··· Data ···

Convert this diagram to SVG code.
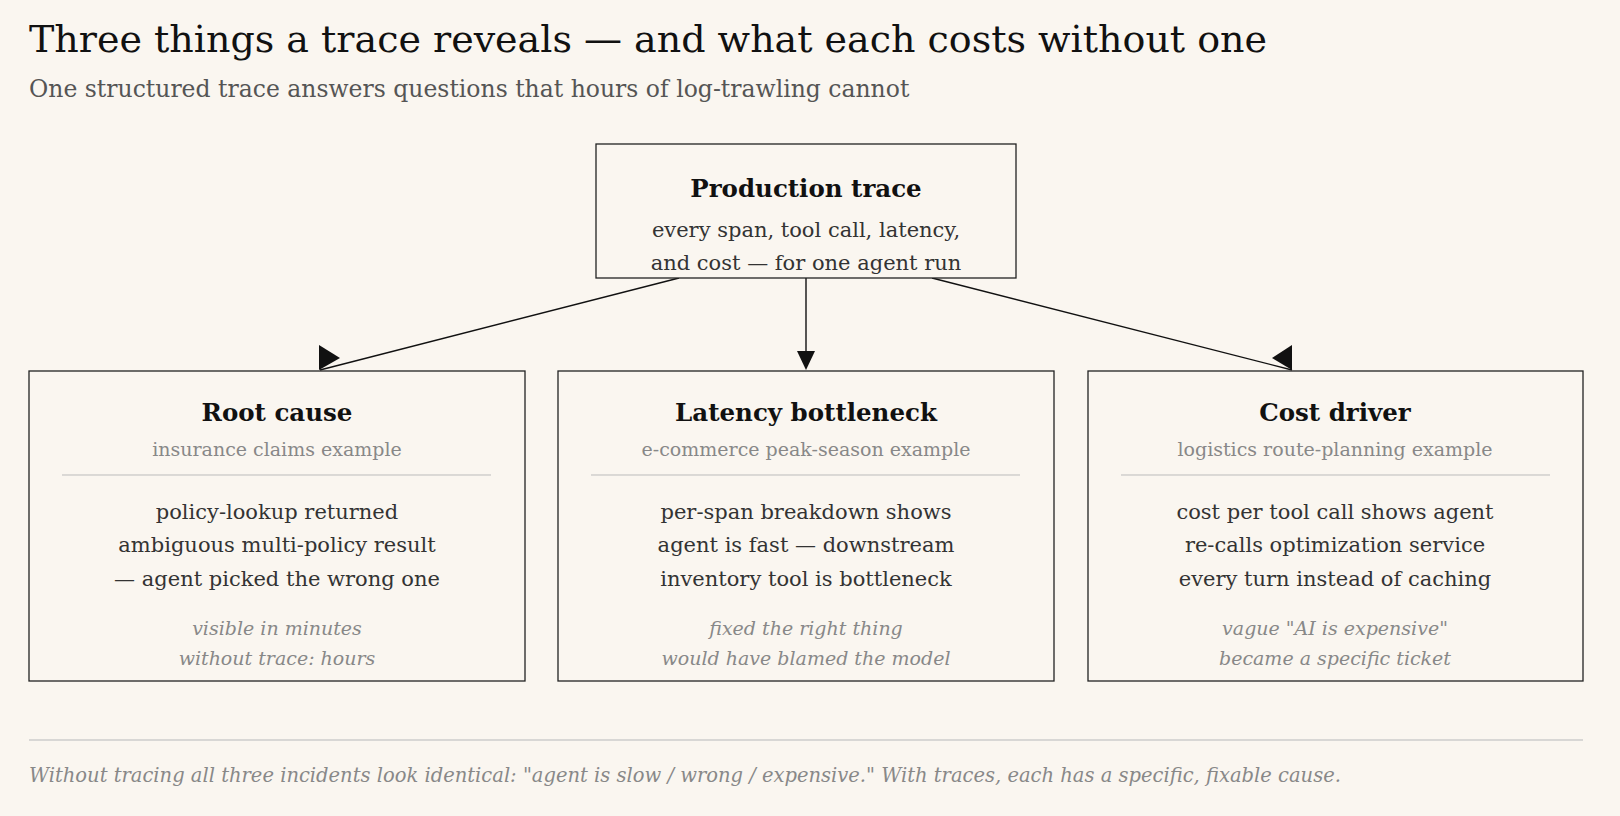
<svg xmlns="http://www.w3.org/2000/svg" width="1620" height="816" viewBox="0 0 1620 816">
<style>
text{font-family:"DejaVu Serif","Liberation Serif",serif;}
.box{fill:#faf6f0;stroke:#222;stroke-width:1.3}
.h{font-weight:bold;font-size:24.5px;fill:#111;text-anchor:middle}
.ex{font-size:19px;fill:#888;text-anchor:middle}
.b{font-size:21px;fill:#333;text-anchor:middle}
.it{font-size:19px;fill:#888;font-style:italic;text-anchor:middle}
.div{stroke:#bbb;stroke-width:1}
.con line{stroke:#111;stroke-width:1.4}
.con polygon{fill:#111}
</style>
<rect width="1620" height="816" fill="#faf6f0"/>
<text x="29" y="52" font-size="38" fill="#111">Three things a trace reveals — and what each costs without one</text>
<text x="29" y="97" font-size="23.5" fill="#555">One structured trace answers questions that hours of log-trawling cannot</text>
<g id="connectors" class="con">
<line x1="679" y1="278" x2="320" y2="370"/>
<polygon points="319,345 340,358 319,370"/>
<line x1="806" y1="278" x2="806" y2="355"/>
<polygon points="797,351 815,351 806,370"/>
<line x1="932" y1="278" x2="1292" y2="370"/>
<polygon points="1292,345 1272,358 1292,370"/>
</g>
<g id="top">
<rect class="box" x="596" y="144" width="420" height="134"/>
<text class="h" x="806" y="197">Production trace</text>
<text class="b" x="806" y="237">every span, tool call, latency,</text>
<text class="b" x="806" y="270">and cost — for one agent run</text>
</g>
<g id="root">
<rect class="box" x="29" y="371" width="496" height="310"/>
<text class="h" x="277" y="421">Root cause</text>
<text class="ex" x="277" y="456">insurance claims example</text>
<line class="div" x1="62" y1="475" x2="491" y2="475"/>
<text class="b" x="277" y="519">policy-lookup returned</text>
<text class="b" x="277" y="552">ambiguous multi-policy result</text>
<text class="b" x="277" y="586">— agent picked the wrong one</text>
<text class="it" x="277" y="635">visible in minutes</text>
<text class="it" x="277" y="665">without trace: hours</text>
</g>
<g id="latency">
<rect class="box" x="558" y="371" width="496" height="310"/>
<text class="h" x="806" y="421">Latency bottleneck</text>
<text class="ex" x="806" y="456">e-commerce peak-season example</text>
<line class="div" x1="591" y1="475" x2="1020" y2="475"/>
<text class="b" x="806" y="519">per-span breakdown shows</text>
<text class="b" x="806" y="552">agent is fast — downstream</text>
<text class="b" x="806" y="586">inventory tool is bottleneck</text>
<text class="it" x="806" y="635">fixed the right thing</text>
<text class="it" x="806" y="665">would have blamed the model</text>
</g>
<g id="cost">
<rect class="box" x="1088" y="371" width="495" height="310"/>
<text class="h" x="1335" y="421">Cost driver</text>
<text class="ex" x="1335" y="456">logistics route-planning example</text>
<line class="div" x1="1121" y1="475" x2="1550" y2="475"/>
<text class="b" x="1335" y="519">cost per tool call shows agent</text>
<text class="b" x="1335" y="552">re-calls optimization service</text>
<text class="b" x="1335" y="586">every turn instead of caching</text>
<text class="it" x="1335" y="635">vague "AI is expensive"</text>
<text class="it" x="1335" y="665">became a specific ticket</text>
</g>
<line x1="29" y1="740" x2="1583" y2="740" stroke="#ccc" stroke-width="1.3"/>
<text x="29" y="782" font-size="19.5" font-style="italic" fill="#888">Without tracing all three incidents look identical: "agent is slow / wrong / expensive." With traces, each has a specific, fixable cause.</text>
</svg>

···

Stated problem - Go through the listing above and write it out again exactly, dropping the pictures.

Task result -
Convert this diagram to SVG code.
<svg xmlns="http://www.w3.org/2000/svg" width="1620" height="816" viewBox="0 0 1620 816">
<style>
text{font-family:"DejaVu Serif","Liberation Serif",serif;}
.box{fill:#faf6f0;stroke:#222;stroke-width:1.3}
.h{font-weight:bold;font-size:24.5px;fill:#111;text-anchor:middle}
.ex{font-size:19px;fill:#888;text-anchor:middle}
.b{font-size:21px;fill:#333;text-anchor:middle}
.it{font-size:19px;fill:#888;font-style:italic;text-anchor:middle}
.div{stroke:#bbb;stroke-width:1}
.con line{stroke:#111;stroke-width:1.4}
.con polygon{fill:#111}
</style>
<rect width="1620" height="816" fill="#faf6f0"/>
<text x="29" y="52" font-size="38" fill="#111">Three things a trace reveals — and what each costs without one</text>
<text x="29" y="97" font-size="23.5" fill="#555">One structured trace answers questions that hours of log-trawling cannot</text>
<g id="connectors" class="con">
<line x1="679" y1="278" x2="320" y2="370"/>
<polygon points="319,345 340,358 319,370"/>
<line x1="806" y1="278" x2="806" y2="355"/>
<polygon points="797,351 815,351 806,370"/>
<line x1="932" y1="278" x2="1292" y2="370"/>
<polygon points="1292,345 1272,358 1292,370"/>
</g>
<g id="top">
<rect class="box" x="596" y="144" width="420" height="134"/>
<text class="h" x="806" y="197">Production trace</text>
<text class="b" x="806" y="237">every span, tool call, latency,</text>
<text class="b" x="806" y="270">and cost — for one agent run</text>
</g>
<g id="root">
<rect class="box" x="29" y="371" width="496" height="310"/>
<text class="h" x="277" y="421">Root cause</text>
<text class="ex" x="277" y="456">insurance claims example</text>
<line class="div" x1="62" y1="475" x2="491" y2="475"/>
<text class="b" x="277" y="519">policy-lookup returned</text>
<text class="b" x="277" y="552">ambiguous multi-policy result</text>
<text class="b" x="277" y="586">— agent picked the wrong one</text>
<text class="it" x="277" y="635">visible in minutes</text>
<text class="it" x="277" y="665">without trace: hours</text>
</g>
<g id="latency">
<rect class="box" x="558" y="371" width="496" height="310"/>
<text class="h" x="806" y="421">Latency bottleneck</text>
<text class="ex" x="806" y="456">e-commerce peak-season example</text>
<line class="div" x1="591" y1="475" x2="1020" y2="475"/>
<text class="b" x="806" y="519">per-span breakdown shows</text>
<text class="b" x="806" y="552">agent is fast — downstream</text>
<text class="b" x="806" y="586">inventory tool is bottleneck</text>
<text class="it" x="806" y="635">fixed the right thing</text>
<text class="it" x="806" y="665">would have blamed the model</text>
</g>
<g id="cost">
<rect class="box" x="1088" y="371" width="495" height="310"/>
<text class="h" x="1335" y="421">Cost driver</text>
<text class="ex" x="1335" y="456">logistics route-planning example</text>
<line class="div" x1="1121" y1="475" x2="1550" y2="475"/>
<text class="b" x="1335" y="519">cost per tool call shows agent</text>
<text class="b" x="1335" y="552">re-calls optimization service</text>
<text class="b" x="1335" y="586">every turn instead of caching</text>
<text class="it" x="1335" y="635">vague "AI is expensive"</text>
<text class="it" x="1335" y="665">became a specific ticket</text>
</g>
<line x1="29" y1="740" x2="1583" y2="740" stroke="#ccc" stroke-width="1.3"/>
<text x="29" y="782" font-size="19.5" font-style="italic" fill="#888">Without tracing all three incidents look identical: "agent is slow / wrong / expensive." With traces, each has a specific, fixable cause.</text>
</svg>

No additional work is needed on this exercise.